Ontem, era o mais entusiasmado na receção a André Ventura. No restaurante escolhido, Luís fintou a segurança, passou por baixo do ombro de Marcos Fortes – o segurança pessoal do líder do Chega – e só descansou quando abraçou o seu ídolo, de rosto encostado ao seu peito. André Ventura “fala para todos”, explica um dos convivas. Luís serviu para prová-lo.

Mas as preocupações parecem agora ser outras. As últimas sondagens apontam para uma subida da Aliança Democrática (AD) e para a descida do Chega. André Ventura não esconde os seus receios, e decidiu abrir uma caça contra o “voto útil”, que pode culminar com um resultado eleitoral mais modesto do que seria de esperar. Ainda antes de levar a comida à boca, o presidente do Chega levantou-se para discursar; compreende-se, o tema era indigesto.
O presidente do Chega apelou “aos portugueses” que escolham “a mudança”. E apontou ao PS e (ainda mais) ao PSD. “Tem havido um tentativa brutal por parte dos nossos adversários PS e PSD de apelarem ao voto útil contra o Chega. É assim há 50 anos. Foram 50 anos disto, que levaram à desgraça na habitação e na saúde no Algarve. O Chega é o único voto de mudança. Não vale a pena continuar a votar PS ou PSD…”, afirmou Ventura.
Três dias depois de ter garantido que “as forças vivas” do PSD – nomes como os de Miguel Relvas, Ângelo Correia ou Rui Gomes da Silva –, lhe tinham “prometido” um acordo de governo no pós-eleições, André Ventura aponta agora a mira à AD de Luís Montenegro. “O PSD é um PS 2.0. Mas alguém acha que o PSD terá coragem para fazer mudanças contra a corrupção?; que vai fazer as reformas nas pensões necessárias, quando foi o primeiro a cortá-las?; que vai mudar alguma coisa na Justiça?”, questiona. “A política não é futebol. Não mudamos de clube, mas quando o país está nesta corrupção e pobreza mudamos de partido”, propõe. “Eles tiveram 50 anos e falharam em tudo. Deem-me uma oportunidade”, voltou a repetir.

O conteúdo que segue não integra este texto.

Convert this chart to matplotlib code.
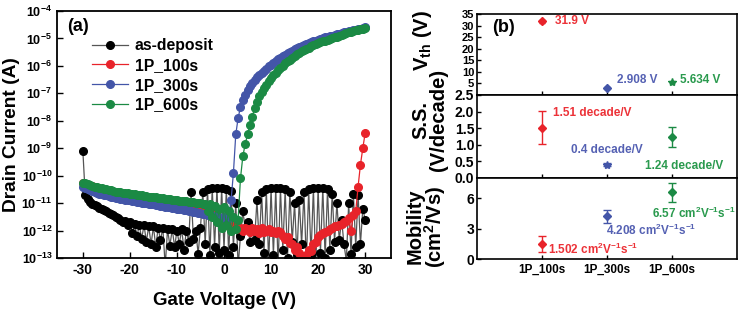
import numpy as np
import matplotlib
matplotlib.use("Agg")
import matplotlib.pyplot as plt

plt.rcParams['font.family'] = ['Liberation Sans', 'DejaVu Sans']
plt.rcParams['font.weight'] = 'bold'
plt.rcParams['axes.labelweight'] = 'bold'
plt.rcParams['mathtext.fontset'] = 'custom'
plt.rcParams['mathtext.rm'] = 'Liberation Sans:bold'
plt.rcParams['mathtext.bf'] = 'Liberation Sans:bold'
plt.rcParams['mathtext.it'] = 'Liberation Sans:bold'
plt.rcParams['mathtext.default'] = 'rm'

# ---------------- data: panel (a) ----------------
gate_voltage = np.arange(-30, 30.01, 0.5)

log_as_deposit = [
    -9.1, -10.7, -10.85, -10.95, -11.02, -11.08, -11.12, -11.17, -11.2, -11.25,
    -11.28, -11.35, -11.38, -11.45, -11.5, -11.55, -11.6, -11.7, -11.65, -11.8,
    -11.7, -12.1, -11.75, -12.2, -11.8, -12.3, -11.8, -12.4, -11.85, -12.5,
    -11.85, -12.6, -11.9, -12.35, -11.9, -13.3, -11.95, -12.55, -11.95, -12.6,
    -12.0, -12.5, -11.95, -12.7, -12.0, -12.4, -10.6, -12.3, -12.0, -12.85,
    -11.9, -10.6, -12.5, -10.5, -12.9, -10.45, -12.6, -10.45, -12.8, -10.45,
    -12.7, -10.5, -12.9, -10.55, -12.6, -11.0, -13.3, -12.2, -11.3, -11.9,
    -11.7, -12.4, -12.0, -12.35, -10.9, -12.5, -10.6, -12.8, -10.5, -13.2,
    -10.45, -12.9, -10.45, -13.3, -10.45, -12.7, -10.5, -13.0, -10.6, -12.4,
    -11.0, -12.9, -10.9, -12.5, -10.6, -13.2, -10.5, -12.9, -10.45, -13.3,
    -10.45, -12.8, -10.45, -13.0, -10.5, -12.7, -10.65, -12.4, -11.0, -12.35,
    -11.6, -12.5, -13.1, -11.0, -12.85, -10.65, -12.6, -10.7, -12.5, -11.2,
    -11.6,
]

log_1p_100s = [
    -10.27, -10.3, -10.33, -10.36, -10.39, -10.42, -10.45, -10.47, -10.49, -10.51,
    -10.53, -10.55, -10.57, -10.59, -10.61, -10.63, -10.65, -10.67, -10.69, -10.71,
    -10.72, -10.74, -10.76, -10.78, -10.79, -10.8, -10.82, -10.84, -10.85, -10.87,
    -10.88, -10.9, -10.91, -10.92, -10.93, -10.95, -10.96, -10.97, -10.98, -10.99,
    -11.0, -11.01, -11.02, -11.03, -11.04, -11.05, -11.06, -11.07, -11.08, -11.09,
    -11.1, -11.12, -11.15, -11.2, -11.25, -11.3, -11.4, -11.5, -11.6, -11.7,
    -11.75, -11.8, -11.85, -11.8, -11.9, -11.95, -11.85, -11.9, -12.0, -11.9,
    -11.95, -12.05, -11.9, -12.0, -11.95, -12.1, -11.9, -12.05, -12.0, -11.95,
    -12.05, -12.0, -12.1, -12.0, -12.05, -12.2, -12.3, -12.25, -12.45, -12.5,
    -12.7, -12.6, -12.8, -12.95, -13.05, -12.9, -12.7, -12.75, -12.5, -12.4,
    -12.25, -12.15, -12.1, -12.05, -12.0, -11.95, -11.9, -11.85, -11.82, -11.8,
    -11.75, -11.7, -11.65, -11.55, -12.0, -11.45, -11.3, -10.4, -9.6, -9.0,
    -8.45,
]

log_1p_300s = [
    -10.42, -10.46, -10.5, -10.53, -10.56, -10.59, -10.62, -10.65, -10.68, -10.7,
    -10.72, -10.74, -10.76, -10.78, -10.8, -10.82, -10.84, -10.86, -10.88, -10.89,
    -10.9, -10.92, -10.93, -10.95, -10.96, -10.98, -10.99, -11.01, -11.02, -11.04,
    -11.05, -11.07, -11.08, -11.1, -11.11, -11.13, -11.14, -11.16, -11.17, -11.19,
    -11.2, -11.22, -11.23, -11.25, -11.26, -11.28, -11.3, -11.32, -11.33, -11.35,
    -11.37, -11.39, -11.4, -11.42, -11.44, -11.46, -11.48, -11.5, -11.52, -11.55,
    -11.5, -11.55, -11.55, -10.9, -9.9, -8.5, -7.9, -7.5, -7.25, -7.05,
    -6.88, -6.74, -6.62, -6.52, -6.42, -6.33, -6.25, -6.17, -6.1, -6.02,
    -5.95, -5.88, -5.82, -5.76, -5.7, -5.64, -5.59, -5.54, -5.49, -5.44,
    -5.4, -5.36, -5.32, -5.28, -5.24, -5.2, -5.17, -5.14, -5.11, -5.08,
    -5.05, -5.02, -4.99, -4.96, -4.94, -4.92, -4.9, -4.87, -4.85, -4.83,
    -4.8, -4.78, -4.76, -4.74, -4.72, -4.7, -4.68, -4.66, -4.64, -4.62,
    -4.6,
]

log_1p_600s = [
    -10.25, -10.28, -10.31, -10.34, -10.37, -10.4, -10.42, -10.44, -10.46, -10.48,
    -10.5, -10.52, -10.54, -10.56, -10.58, -10.6, -10.61, -10.62, -10.63, -10.64,
    -10.65, -10.67, -10.68, -10.7, -10.71, -10.72, -10.74, -10.75, -10.76, -10.77,
    -10.78, -10.79, -10.8, -10.82, -10.83, -10.84, -10.85, -10.86, -10.88, -10.89,
    -10.9, -10.91, -10.92, -10.93, -10.94, -10.95, -10.96, -10.97, -10.98, -10.99,
    -11.0, -11.05, -11.02, -11.3, -11.05, -11.5, -11.1, -11.7, -11.2, -11.9,
    -11.15, -11.8, -11.3, -12.0, -11.5, -11.95, -11.6, -10.1, -9.3, -8.85,
    -8.5, -8.15, -7.85, -7.55, -7.3, -7.1, -6.95, -6.8, -6.68, -6.56,
    -6.45, -6.35, -6.25, -6.16, -6.07, -5.99, -5.91, -5.84, -5.77, -5.7,
    -5.64, -5.58, -5.52, -5.47, -5.42, -5.37, -5.33, -5.29, -5.25, -5.21,
    -5.18, -5.14, -5.11, -5.08, -5.05, -5.02, -4.99, -4.96, -4.93, -4.9,
    -4.87, -4.84, -4.81, -4.78, -4.75, -4.73, -4.71, -4.69, -4.67, -4.65,
    -4.63,
]

# ---------------- data: panel (b) ----------------
samples = ['1P_100s', '1P_300s', '1P_600s']
vth = [31.9, 2.908, 5.634]
vth_err = [0.6, 0.5, 0.5]
ss = [1.51, 0.4, 1.24]
ss_err = [0.5, 0.05, 0.3]
mobility = [1.502, 4.208, 6.57]
mobility_err = [0.8, 0.65, 0.95]

red = '#e8232a'
blue = '#4355a8'
green = '#1b8a44'
colors = [red, blue, green]
text_colors = ['#ec3238', '#5561b3', '#2a9a4e']

fig = plt.figure(figsize=(7.41, 3.18), dpi=100)

# ---------------- panel (a) ----------------
ax = fig.add_axes([0.0769, 0.1887, 0.4508, 0.7767])
series = [
    ('as-deposit', log_as_deposit, 'black', '#555555'),
    ('1P_100s', log_1p_100s, red, red),
    ('1P_300s', log_1p_300s, blue, blue),
    ('1P_600s', log_1p_600s, green, green),
]
for name, vals, mc, lc in series:
    ax.plot(gate_voltage, 10.0 ** np.array(vals), '-o', color=lc, lw=0.9,
            markersize=5.5, markerfacecolor=mc, markeredgecolor=mc,
            label=name, clip_on=True)

ax.set_yscale('log')
ax.set_ylim(1e-13, 1e-4)
ax.set_xlim(-35.5, 35.5)
ax.set_yticks([10.0 ** k for k in range(-13, -3)])
ax.set_yticklabels([r'10$^{%d}$' % k for k in range(-13, -3)], fontsize=9)
ax.yaxis.set_minor_locator(matplotlib.ticker.NullLocator())
ax.set_xticks([-30, -20, -10, 0, 10, 20, 30])
ax.set_xticklabels(['-30', '-20', '-10', '0', '10', '20', '30'], fontsize=10)
ax.tick_params(direction='in', length=4, width=1.0, top=False, right=False)
ax.set_xlabel('Gate Voltage (V)', fontsize=13.5, labelpad=11)
ax.set_ylabel('Drain Current (A)', fontsize=13.8, labelpad=1)
for s in ax.spines.values():
    s.set_linewidth(1.3)
ax.text(0.03, 0.92, '(a)', transform=ax.transAxes, fontsize=13, weight='bold')
leg = ax.legend(loc='upper left', bbox_to_anchor=(0.085, 0.915), frameon=False,
                fontsize=11.3, handlelength=2.3, handletextpad=0.45,
                labelspacing=0.3, borderaxespad=0)

# ---------------- panel (b) ----------------
left_b, width_b = 0.6437, 0.3509
ax1 = fig.add_axes([left_b, 0.7013, width_b, 0.2547])
ax2 = fig.add_axes([left_b, 0.4403, width_b, 0.2610])
ax3 = fig.add_axes([left_b, 0.1855, width_b, 0.2548])
xpos = [1, 2, 3]

vth_markers = ['D', 'D', '*']
ss_markers = ['D', '*', 'D']
mob_markers = ['D', 'D', 'D']
for i in range(3):
    ax1.errorbar(xpos[i], vth[i], yerr=vth_err[i], fmt=vth_markers[i], color=colors[i],
                 markersize=4 if vth_markers[i] == 'D' else 6, capsize=2, lw=1)
    ax2.errorbar(xpos[i], ss[i], yerr=ss_err[i], fmt=ss_markers[i], color=colors[i],
                 markersize=4 if ss_markers[i] == 'D' else 6, capsize=3, lw=1)
    ax3.errorbar(xpos[i], mobility[i], yerr=mobility_err[i], fmt=mob_markers[i], color=colors[i],
                 markersize=4, capsize=3, lw=1)

for a in (ax1, ax2, ax3):
    a.set_xlim(0, 4)
    a.set_xticks(xpos)
    a.tick_params(direction='in', length=3, width=1.0)
    for s in a.spines.values():
        s.set_linewidth(1.2)
ax1.set_xticklabels([])
ax2.set_xticklabels([])
ax3.set_xticklabels(samples, fontsize=8.5)

ax1.set_ylim(0, 35)
ax1.set_yticks([0, 5, 10, 15, 20, 25, 30, 35])
ax1.set_yticklabels(['', '5', '10', '15', '20', '25', '30', '35'], fontsize=8)
ax1.tick_params(axis='y', pad=2)
ax2.set_ylim(0, 2.5)
ax2.set_yticks([0.0, 0.5, 1.0, 1.5, 2.0, 2.5])
ax2.set_yticklabels(['0.0', '0.5', '1.0', '1.5', '2.0', '2.5'], fontsize=10)
ax2.tick_params(axis='y', pad=2)
ax3.set_ylim(0, 8)
ax3.set_yticks([0, 3, 6])
ax3.set_yticklabels(['0', '3', '6'], fontsize=10)
ax3.tick_params(axis='y', pad=2)

ax1.set_ylabel(r'V$_{th}$ (V)', fontsize=14.5)
ax2.set_ylabel('S.S.\n(V/decade)', fontsize=14.5, linespacing=0.9)
ax3.set_ylabel('Mobility\n(cm$^2$/Vs)', fontsize=14.5, linespacing=0.9)
ax1.yaxis.set_label_coords(-0.165, 0.67)
ax2.yaxis.set_label_coords(-0.11, 0.7)
ax3.yaxis.set_label_coords(-0.11, 0.4)

ax1.text(0.06, 0.78, '(b)', transform=ax1.transAxes, fontsize=13, weight='bold')

ax1.text(1.2, vth[0], '31.9 V', color=text_colors[0], fontsize=8.5, va='center')
ax1.text(2.15, 6.5, '2.908 V', color=text_colors[1], fontsize=8.5, va='center')
ax1.text(3.12, 6.5, '5.634 V', color=text_colors[2], fontsize=8.5, va='center')

ax2.text(1.17, 1.96, '1.51 decade/V', color=text_colors[0], fontsize=8.5, va='center')
ax2.text(2.0, 0.83, '0.4 decade/V', color=text_colors[1], fontsize=8.5, va='center', ha='center')
ax2.text(2.58, 0.37, '1.24 decade/V', color=text_colors[2], fontsize=8.5, va='center')

ax3.text(1.09, 0.9, r'1.502 cm$^2$V$^{-1}$s$^{-1}$', color=text_colors[0], fontsize=8.5, va='center')
ax3.text(1.98, 2.8, r'4.208 cm$^2$V$^{-1}$s$^{-1}$', color=text_colors[1], fontsize=8.5, va='center')
ax3.text(2.7, 4.5, r'6.57 cm$^2$V$^{-1}$s$^{-1}$', color=text_colors[2], fontsize=8.5, va='center')

fig.savefig('out.png', dpi=100)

O “não é não” de Montenegro parece estar a funcionar; Ventura promete não larga o assunto.
Comitiva do Chega diz ter sido atacada em Leiria
O dia de campanha do Chega ficou marcado por um episódio à margem. André Ventura anunciou que a comitiva do partido tinha sido alvo de uma alegada agressão no distrito de Leiria. A assessoria de comunicação do Chega fez rodar um vídeo do momento pelos jornalistas; André Ventura dedicou parte do discurso ao tema, considerando tratar-se do “desespero” por que passam os adversários.

O presidente do Chega chamou de “escumalha” a quem se comporta desta forma, assegurando que quando estiver no poder vai fazer justiça. “O lugar deles é na prisão”, afirmou, sob palmas e vivas, recuperando uma frase popular junto dos brasileiros pró-Bolsonaro. Já no dia anterior, Ventura tinha feito referência ao rival Lula da Silva, pondo a hipótese de impedir a entrada em Portugal do presidente do Brasil no 25 de Abril e até “mandar prendê-lo”.
Entretanto, o Chega confirmou que cinco apoiantes do Chega alegadamente atacados em Leiria apresentaram queixa na PSP local.